# England's 2026 World Cup Squad Is the Most Talented We've Ever Sent and We're Still Finding Reasons to Doubt Them
England have never taken a better squad to a World Cup. That is not sentiment. That is not pre-tournament hype. That is a statement you can defend position by position against every squad list going back to 1966.
And yet here we are, two weeks out from the opening group game, and the discourse is an absolute shambles.
The Squad Depth Is Unprecedented
Look at what we're actually carrying into this tournament. For the first time in living memory, England have genuine competition at every single line. The first-choice eleven picks itself, yes. But so does the second eleven. That has never been true before.
In previous tournaments we were praying the first-choice back four stayed fit because the drop-off to the bench was a cliff edge. Now? The depth at full-back alone would have been a first-choice pairing in 2018.
Central midfield used to be the position that exposed us internationally. Too physical, not technical enough, couldn't keep the ball under pressure. That problem no longer exists. The profile of player coming through English football has genuinely changed, and this squad reflects it.
The Noise Is Manufactured
The criticism you're hearing right now is not organic. It is manufactured.
Some of it comes from journalists who need a take. Some of it comes from fans who have been burned before and learned to protect themselves emotionally. Some of it is pure cultural habit. English football has a long tradition of talking itself down, and that tradition is hard to break even when the evidence points the other way.

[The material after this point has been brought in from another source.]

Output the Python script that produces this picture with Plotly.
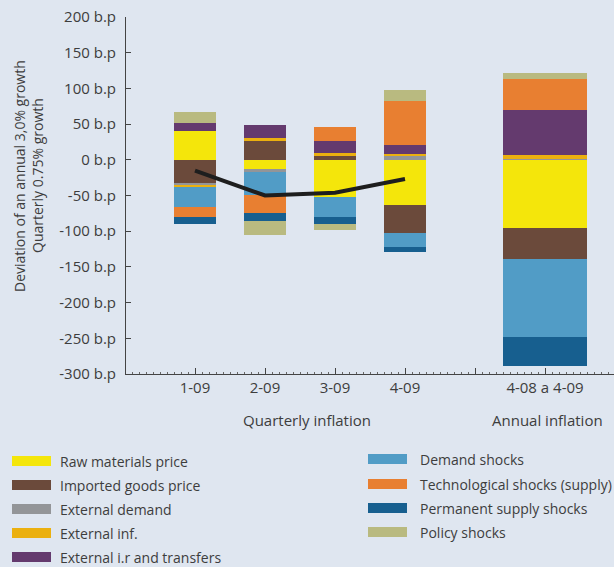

The specific complaints doing the rounds are telling. We're apparently worried about set-piece vulnerability despite the fact England conceded the fewest set-piece goals of any European side in qualifying. We're apparently worried about the mental side despite this being the most experienced group of players we've ever sent, with multiple Champions League finals and major tournament knockouts between them. These are not real concerns. They're inherited anxieties dressed up as analysis.
The Manager Has Earned Trust
The tactical identity is clear now. It was not always clear. There were periods where watching England felt like watching a team decide what it wanted to be in real time, mid-match, in a tournament it could not afford to waste. That unsettled feeling is gone.
The pressing triggers are consistent. The transitions are organised. The team knows how to control a game when it needs to and how to press high when the moment demands it. That coherence took time to build. It is now built.
Credit where it is due, even when that makes us uncomfortable as a fanbase conditioned to moan.
The Group Stage Should Be Dismissed Early
England's group is the softest draw they have had at a World Cup since 1998. Two sides with no realistic expectation of progressing and one mid-tier European nation that finished third in their regional qualifying. England should win all three. The conversation after the group stage should not be relief. It should be focus.
If we're celebrating making the knockouts, something has gone wrong culturally. Making the knockouts is the floor, not the ceiling.
The Actual Threat Is Complacency, Not Quality
The one legitimate concern is not the squad and it is not the manager. It is the attitude of everyone around the team. Expectation managed badly becomes entitlement. And entitlement gets you knocked out in the quarter-finals by a team playing with nothing to lose.
The squad is good enough. The coaching is good enough. The preparation has been good enough. What England need now is for the media, the fanbase, and the wider noise to stop either catastrophising or over-promising.
Back them properly. Back them with clear eyes. Accept that this is genuinely the best group of England players assembled in our lifetime and let that mean something.
Our verdict: Stop performing doubt as a personality trait. England are good. This squad is real. Get behind it.